Sur ce sujet, il y a de l'incertitude. L'année dernière, vous avez signé une tribune avec tous les autres présidents et présidentes d'universités pour dire votre inquiétude à propos du projet de loi immigration de Gérald Darmanin, ministre de l'Interieur, justement parce qu'il risquait de restreindre l'accueil d'étudiants internationaux. Là, il y a un nouveau Premier ministre de droite, Michel Barnier, il avait pris position pour durcir l'accueil, notamment des étudiants étrangers. Ça ravive votre inquiétude ?

On ne fera pas de procès d'intention, nous n'avons pas encore de gouvernement, mais évidemment, nous restons extrêmement vigilants parce que les universités sont soumises à des injonctions paradoxales et même parfois contradictoires. Il faut être capable d'aller chercher des talents, être capable d'accueillir les meilleurs étudiants étrangers, de participer au soft power du pays. De l'autre côté, certains veulent durcir les conditions d'accès pour nos étudiants, alors même que, par exemple, 40 % de nos doctorants viennent de l'étranger. Donc oui, bien sûr, nous sommes extrêmement vigilants, d'autant que nous sommes aussi très fidèles aux valeurs de l'université.

Vigilance aussi concernant le budget. La politique économique du nouveau gouvernement pourrait aller vers des coupes budgétaires, déjà été entamées par le gouvernement précédent. Ce matin vous dites "pas touche au budget de l'université" ?

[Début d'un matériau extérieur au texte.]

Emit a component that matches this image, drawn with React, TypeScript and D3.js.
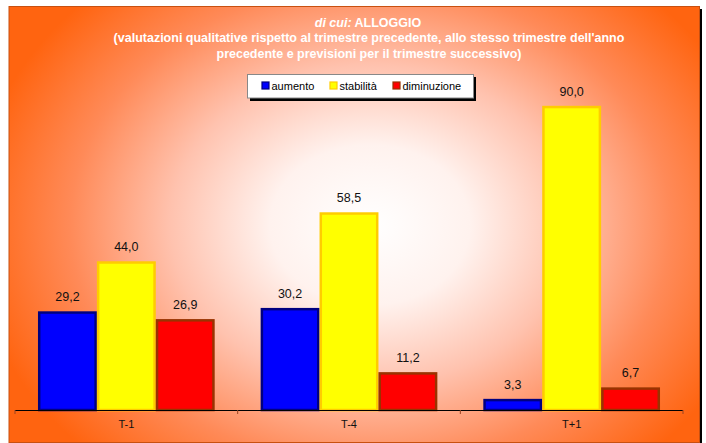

Oui, ce serait évidemment un mauvais signal. L'année dernière et les années précédentes on a dû supporter des charges supplémentaires. Les universités sont aujourd'hui dans une excellente dynamique et revenir en arrière, diminuer les financements de l'enseignement supérieur et de la recherche serait probablement mettre un coup d'arrêt à la dynamique des universités françaises, y compris à l'international. Pour l'instant, nous n'avons aucune garantie. Nous entendons comme tout le monde que l'Etat va faire un certain nombre d'économies. C'était déjà le cas l'année dernière, mais les universités ont eu à supporter, comme tout le monde bien sûr, le coût de l'inflation, la hausse de l'énergie, mais aussi la hausse du point d'indice des fonctionnaires qui n'a pas été compensé ou que très partiellement par l'État. Tout cela a lourdement pesé sur le budget des universités. Nous avons la chance à Caen d'être l'une des seules universités françaises à ne pas avoir un déficit depuis ces trois dernières années, parce que nous sommes dans une très bonne dynamique de ressources au niveau de l'établissement. Mais nos réserves sont aujourd'hui épuisées. Les fonds de roulement sont très maigres et évidemment, comme toutes les autres universités françaises, le cap serait difficile à franchir si de nouvelles économies devaient nous être demandées.